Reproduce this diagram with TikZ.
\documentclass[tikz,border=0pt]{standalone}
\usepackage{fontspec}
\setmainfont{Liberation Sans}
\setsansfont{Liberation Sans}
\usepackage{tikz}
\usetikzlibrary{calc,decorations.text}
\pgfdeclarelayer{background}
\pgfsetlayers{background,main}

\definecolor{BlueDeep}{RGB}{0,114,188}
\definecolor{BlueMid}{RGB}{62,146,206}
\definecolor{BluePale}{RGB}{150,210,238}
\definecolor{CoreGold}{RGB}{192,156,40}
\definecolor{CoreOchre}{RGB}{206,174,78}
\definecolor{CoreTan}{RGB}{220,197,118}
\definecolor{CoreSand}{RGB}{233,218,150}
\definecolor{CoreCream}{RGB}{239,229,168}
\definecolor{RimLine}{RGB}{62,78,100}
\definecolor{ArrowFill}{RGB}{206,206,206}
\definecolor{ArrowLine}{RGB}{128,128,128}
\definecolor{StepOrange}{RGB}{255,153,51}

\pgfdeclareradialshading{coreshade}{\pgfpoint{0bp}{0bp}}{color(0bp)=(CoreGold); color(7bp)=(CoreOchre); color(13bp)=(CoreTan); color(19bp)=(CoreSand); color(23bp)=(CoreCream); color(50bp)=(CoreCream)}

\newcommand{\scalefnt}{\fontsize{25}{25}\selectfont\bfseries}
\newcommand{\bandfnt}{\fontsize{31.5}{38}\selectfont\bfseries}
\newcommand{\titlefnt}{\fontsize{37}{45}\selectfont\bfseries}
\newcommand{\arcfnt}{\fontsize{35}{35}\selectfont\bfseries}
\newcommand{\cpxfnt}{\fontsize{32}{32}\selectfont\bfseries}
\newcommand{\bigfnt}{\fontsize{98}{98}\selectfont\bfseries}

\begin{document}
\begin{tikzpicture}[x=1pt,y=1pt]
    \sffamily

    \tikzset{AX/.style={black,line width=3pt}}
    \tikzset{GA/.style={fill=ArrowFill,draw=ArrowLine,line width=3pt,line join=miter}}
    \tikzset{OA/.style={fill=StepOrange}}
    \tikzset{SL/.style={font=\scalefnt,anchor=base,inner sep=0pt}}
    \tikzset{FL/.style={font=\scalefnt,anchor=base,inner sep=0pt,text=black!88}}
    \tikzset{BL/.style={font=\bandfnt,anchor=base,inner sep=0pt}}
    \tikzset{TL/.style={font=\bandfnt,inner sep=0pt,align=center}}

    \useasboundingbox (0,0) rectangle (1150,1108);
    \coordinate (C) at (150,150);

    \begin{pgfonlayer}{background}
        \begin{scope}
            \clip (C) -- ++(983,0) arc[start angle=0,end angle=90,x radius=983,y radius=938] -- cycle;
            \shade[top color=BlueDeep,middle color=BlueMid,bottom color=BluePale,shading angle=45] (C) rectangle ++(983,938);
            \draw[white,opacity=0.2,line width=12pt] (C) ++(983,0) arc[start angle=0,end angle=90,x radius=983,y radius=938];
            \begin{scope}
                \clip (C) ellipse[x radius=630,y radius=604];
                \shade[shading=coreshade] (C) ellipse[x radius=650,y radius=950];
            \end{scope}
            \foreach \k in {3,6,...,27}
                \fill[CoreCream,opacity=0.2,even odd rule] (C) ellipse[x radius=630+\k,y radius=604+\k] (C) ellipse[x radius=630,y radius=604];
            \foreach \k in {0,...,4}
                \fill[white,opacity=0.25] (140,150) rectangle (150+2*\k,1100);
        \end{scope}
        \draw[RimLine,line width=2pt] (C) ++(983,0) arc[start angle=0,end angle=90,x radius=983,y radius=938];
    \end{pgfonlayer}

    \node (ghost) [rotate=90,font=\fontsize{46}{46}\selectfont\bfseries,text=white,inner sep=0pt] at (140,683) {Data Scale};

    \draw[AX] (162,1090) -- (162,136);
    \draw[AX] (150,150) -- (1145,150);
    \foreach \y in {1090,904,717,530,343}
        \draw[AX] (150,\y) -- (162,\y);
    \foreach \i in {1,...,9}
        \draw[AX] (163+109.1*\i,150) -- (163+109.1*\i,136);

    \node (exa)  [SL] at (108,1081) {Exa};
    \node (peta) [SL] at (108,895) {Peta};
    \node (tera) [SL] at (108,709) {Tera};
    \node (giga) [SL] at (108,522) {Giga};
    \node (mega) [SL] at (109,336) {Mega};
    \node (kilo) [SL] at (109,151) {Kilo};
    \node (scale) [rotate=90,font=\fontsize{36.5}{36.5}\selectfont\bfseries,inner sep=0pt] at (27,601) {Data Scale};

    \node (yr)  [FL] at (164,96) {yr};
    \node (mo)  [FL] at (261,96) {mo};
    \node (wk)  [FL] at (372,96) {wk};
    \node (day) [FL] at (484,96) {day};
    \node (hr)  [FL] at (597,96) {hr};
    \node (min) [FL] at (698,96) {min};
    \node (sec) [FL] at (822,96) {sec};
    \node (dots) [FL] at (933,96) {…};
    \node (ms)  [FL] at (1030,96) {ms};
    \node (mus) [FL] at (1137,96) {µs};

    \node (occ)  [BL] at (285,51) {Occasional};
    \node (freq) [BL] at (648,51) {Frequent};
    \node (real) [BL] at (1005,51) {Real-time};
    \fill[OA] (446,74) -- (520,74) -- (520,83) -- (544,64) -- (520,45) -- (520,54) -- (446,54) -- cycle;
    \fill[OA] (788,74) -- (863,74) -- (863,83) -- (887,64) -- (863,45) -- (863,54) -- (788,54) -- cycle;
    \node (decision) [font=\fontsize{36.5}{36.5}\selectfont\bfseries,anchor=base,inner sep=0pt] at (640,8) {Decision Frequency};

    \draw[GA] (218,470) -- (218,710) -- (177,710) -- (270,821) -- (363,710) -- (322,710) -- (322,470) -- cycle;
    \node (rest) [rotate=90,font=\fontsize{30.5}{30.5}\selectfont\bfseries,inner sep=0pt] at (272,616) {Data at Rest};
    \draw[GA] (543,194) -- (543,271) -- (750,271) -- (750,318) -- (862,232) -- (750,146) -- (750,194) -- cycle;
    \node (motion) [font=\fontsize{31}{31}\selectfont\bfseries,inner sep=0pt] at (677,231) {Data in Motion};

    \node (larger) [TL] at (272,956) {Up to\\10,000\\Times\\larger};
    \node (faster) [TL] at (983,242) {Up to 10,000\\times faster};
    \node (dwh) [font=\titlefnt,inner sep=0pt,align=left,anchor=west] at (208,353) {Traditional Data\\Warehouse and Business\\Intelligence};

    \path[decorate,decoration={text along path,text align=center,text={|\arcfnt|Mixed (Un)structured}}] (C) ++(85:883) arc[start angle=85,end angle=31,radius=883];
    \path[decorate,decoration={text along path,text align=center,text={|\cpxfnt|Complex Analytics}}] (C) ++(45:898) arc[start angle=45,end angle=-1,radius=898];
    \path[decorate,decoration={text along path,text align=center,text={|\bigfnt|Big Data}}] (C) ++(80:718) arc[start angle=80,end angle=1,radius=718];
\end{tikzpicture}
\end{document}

==

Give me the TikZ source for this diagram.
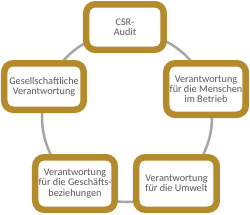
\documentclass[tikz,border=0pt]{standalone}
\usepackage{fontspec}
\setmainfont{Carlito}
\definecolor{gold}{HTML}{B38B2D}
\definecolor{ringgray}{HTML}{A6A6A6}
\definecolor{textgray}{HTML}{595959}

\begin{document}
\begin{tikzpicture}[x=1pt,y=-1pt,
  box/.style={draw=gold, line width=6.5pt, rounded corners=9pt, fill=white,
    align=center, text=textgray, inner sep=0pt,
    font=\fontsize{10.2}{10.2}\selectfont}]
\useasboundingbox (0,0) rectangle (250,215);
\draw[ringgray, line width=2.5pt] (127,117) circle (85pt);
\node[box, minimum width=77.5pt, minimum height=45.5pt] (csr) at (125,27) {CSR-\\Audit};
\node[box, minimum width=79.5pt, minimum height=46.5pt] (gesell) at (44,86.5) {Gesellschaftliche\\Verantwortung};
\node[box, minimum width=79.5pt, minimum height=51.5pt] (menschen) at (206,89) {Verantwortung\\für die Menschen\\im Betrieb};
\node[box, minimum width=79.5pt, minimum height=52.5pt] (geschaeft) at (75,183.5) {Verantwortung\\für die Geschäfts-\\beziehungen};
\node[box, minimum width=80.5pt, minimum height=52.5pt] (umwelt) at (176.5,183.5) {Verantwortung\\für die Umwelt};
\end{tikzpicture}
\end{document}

--

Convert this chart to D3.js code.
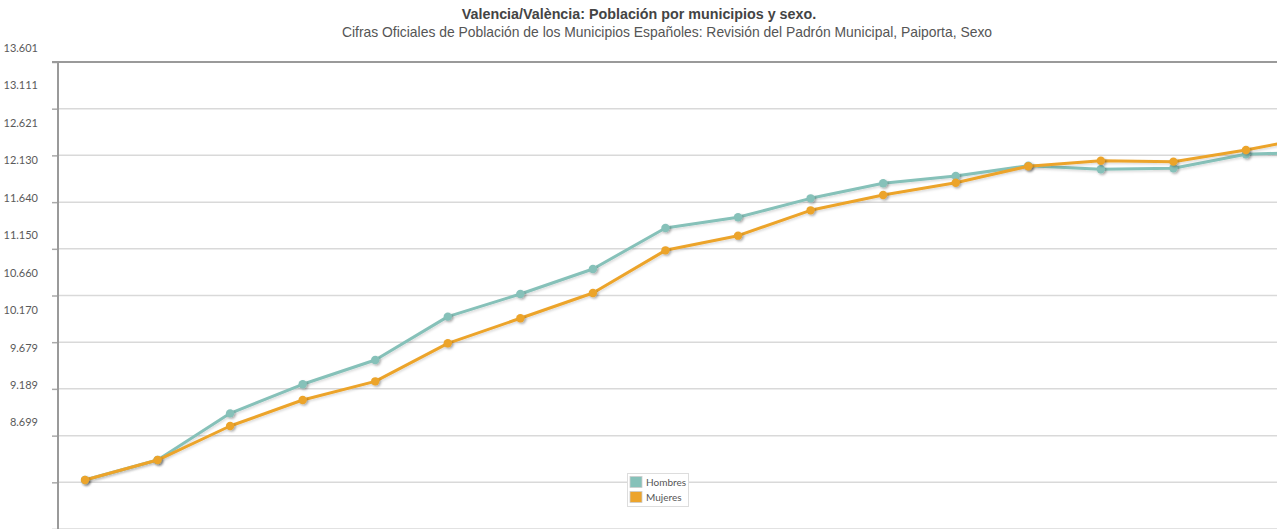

● **Prompt**
Print, from the entries above, the line with "Reproduce this diagram with TikZ.", the line with "(C) at (150,150);" and all lines between them, exactly and with nothing else.

● **The solution**
Reproduce this diagram with TikZ.
\documentclass[tikz,border=0pt]{standalone}
\usepackage{fontspec}
\setmainfont{Liberation Sans}
\setsansfont{Liberation Sans}
\usepackage{tikz}
\usetikzlibrary{calc,decorations.text}
\pgfdeclarelayer{background}
\pgfsetlayers{background,main}

\definecolor{BlueDeep}{RGB}{0,114,188}
\definecolor{BlueMid}{RGB}{62,146,206}
\definecolor{BluePale}{RGB}{150,210,238}
\definecolor{CoreGold}{RGB}{192,156,40}
\definecolor{CoreOchre}{RGB}{206,174,78}
\definecolor{CoreTan}{RGB}{220,197,118}
\definecolor{CoreSand}{RGB}{233,218,150}
\definecolor{CoreCream}{RGB}{239,229,168}
\definecolor{RimLine}{RGB}{62,78,100}
\definecolor{ArrowFill}{RGB}{206,206,206}
\definecolor{ArrowLine}{RGB}{128,128,128}
\definecolor{StepOrange}{RGB}{255,153,51}

\pgfdeclareradialshading{coreshade}{\pgfpoint{0bp}{0bp}}{color(0bp)=(CoreGold); color(7bp)=(CoreOchre); color(13bp)=(CoreTan); color(19bp)=(CoreSand); color(23bp)=(CoreCream); color(50bp)=(CoreCream)}

\newcommand{\scalefnt}{\fontsize{25}{25}\selectfont\bfseries}
\newcommand{\bandfnt}{\fontsize{31.5}{38}\selectfont\bfseries}
\newcommand{\titlefnt}{\fontsize{37}{45}\selectfont\bfseries}
\newcommand{\arcfnt}{\fontsize{35}{35}\selectfont\bfseries}
\newcommand{\cpxfnt}{\fontsize{32}{32}\selectfont\bfseries}
\newcommand{\bigfnt}{\fontsize{98}{98}\selectfont\bfseries}

\begin{document}
\begin{tikzpicture}[x=1pt,y=1pt]
    \sffamily

    \tikzset{AX/.style={black,line width=3pt}}
    \tikzset{GA/.style={fill=ArrowFill,draw=ArrowLine,line width=3pt,line join=miter}}
    \tikzset{OA/.style={fill=StepOrange}}
    \tikzset{SL/.style={font=\scalefnt,anchor=base,inner sep=0pt}}
    \tikzset{FL/.style={font=\scalefnt,anchor=base,inner sep=0pt,text=black!88}}
    \tikzset{BL/.style={font=\bandfnt,anchor=base,inner sep=0pt}}
    \tikzset{TL/.style={font=\bandfnt,inner sep=0pt,align=center}}

    \useasboundingbox (0,0) rectangle (1150,1108);
    \coordinate (C) at (150,150);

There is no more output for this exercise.